Le « si ça accorde » remplace dans un langage aussi imagé « si ça se trouve », ou, pour le commun des mortels, « peut-être ». Pour quelqu’un comme moi qui s’imagine toujours des choses et fait toujours plein d’hypothèses, le « si ça accorde » est carrément devenu un tic de langage. Cette expression est même tellement populaire dans mon patelin qu’elle a des diminutifs : « s’accorde » ou « t’s’accorde ».

En terre inconnue, je me fais repérer au bout de deux jours.
A la fac :
« -Le prof est pas là.
Moi : - Si ça accorde, il est malade, t’s’accorde il sera pas là pour l’exam mardi, on devra le reporter à la semaine prochaine si ça accorde »

Au boulot :
« -Comment ça se fait que Bidule a pas répondu à mon mail ?
Moi : - Si ça accorde, il l’a pas reçu…»

J’emploie des expressions bizarres, je mets des « y » partout et j’accentue les « eu ». Pourtant si on devait dire « e », on écrirait « un fleve », « une feye », et pas « fleuve » et « feuille ». C’est logique quoi. De même, les « y » partout, c’est très pratique. Par exemple, « il tape son chaton ». Le « l » lié au « t », c’est dur à prononcer. Alors que « y tape son chat », ça coule tout seul. C’est facile à dire. Cool quoi.

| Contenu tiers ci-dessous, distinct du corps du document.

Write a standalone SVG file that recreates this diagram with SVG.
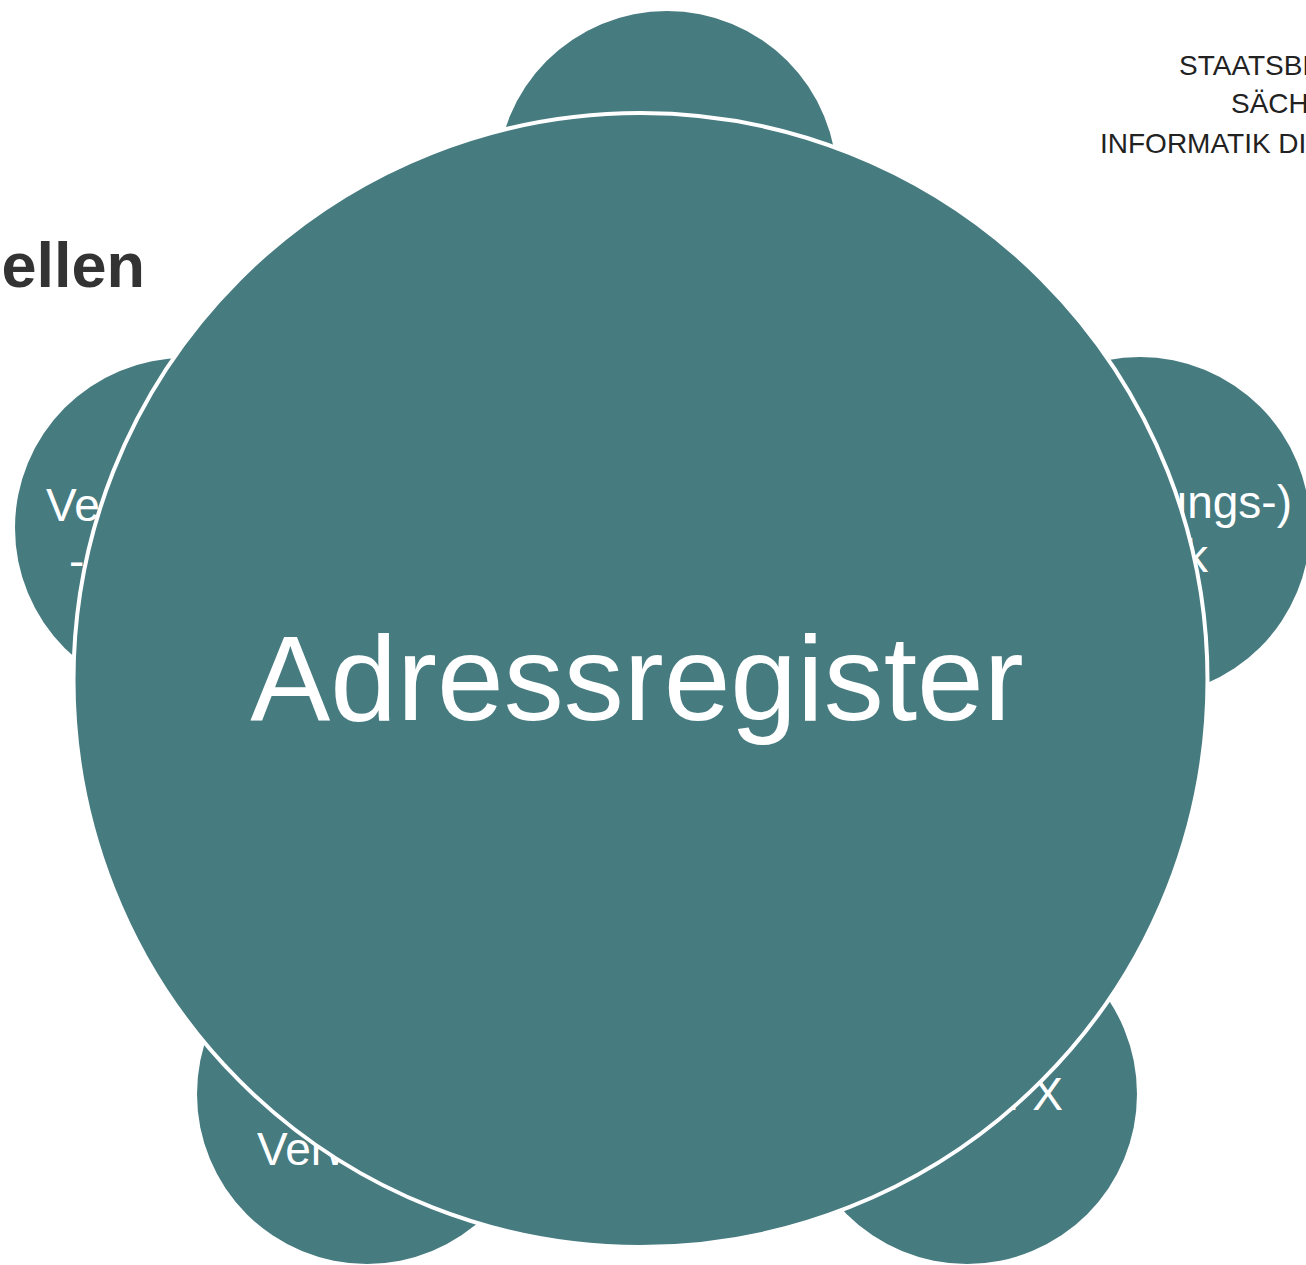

Idem, « j’y mets là », est beaucoup plus évident que « je le mets là », ou pire « je pose le sac ici ». « J’y fais », « j’y sais »…pas de mots superflus, pas de temps à perdre, je suis une femme d’action moi !

Ce langage peut aussi entraîner des quiproquos. Une amie m’a raconté récemment :

« Avec un copain, je vais chercher mon mari à la gare. »
La copine : « Il arrive à et 20.
Le pote: - Quoi ? Mais tu m’as dit qu’il arrivait à gare de Lyon !
- Oui ! Il arrive à et 20 !
- Mais c’est pas du tout là !
- Tu crois qu’on y sera pas s’il arrive à et 20 ?
-Evin, c’est loin
-C’est dans 30 minutes
- C’est à une heure d’ici ! »

Bref, au bout d’un quart d’heure, ils ont compris qu’il confondait la gare d’Evin et l’expression « et 20 ». Au lieu de dire « 20h20 » on dit « et 20 ». Ca évite de répéter bêtement l’heure en cours. On rajoute « et » jusqu’à la demie (et 5, et 10) puis après on dit « moins 25,moins 20 » comme tout le monde. Enfin, je crois?

Dans le bon vieux temps où je bossais dans un journal, la rédac chef a présenté un livre sur mon patois :

« On a reçu ça, mais je pense pas qu’on puisse faire un article sur le sujet. C’est incompréhensible. Ca intéresse quelqu’un ? »
Chaque journaliste feuillette :
« Non…tarabâtre, ça veut dire quoi ? »
« N’importe quoi ! Une catole ! Plus personne parle comme ça !»
J’ose un timide : « Euh…si, moi ».

Comme je suis habituée à être une extraterrestre maintenant, je ne m’insurge pas : « Quoi ? Vous dites pas : « Ca fait flique, j’me suis fait embugner, la bagnole a débaroulé toute la Croix-Rousse ? J’y crois pas ! »

Au moins, on comprend ce que je veux dire. Parce que quand ma mère a revendu la voiture familiale vieille de 15 ans à un vieux paysan, tout ce qu’on a pu décoder en 10 minutes, c’est qu’il allait se servir de titine « juste pour aller voir ses vaches au bout du pré ».

Alors, hein, ya pire que moi. Je parle très bien la France.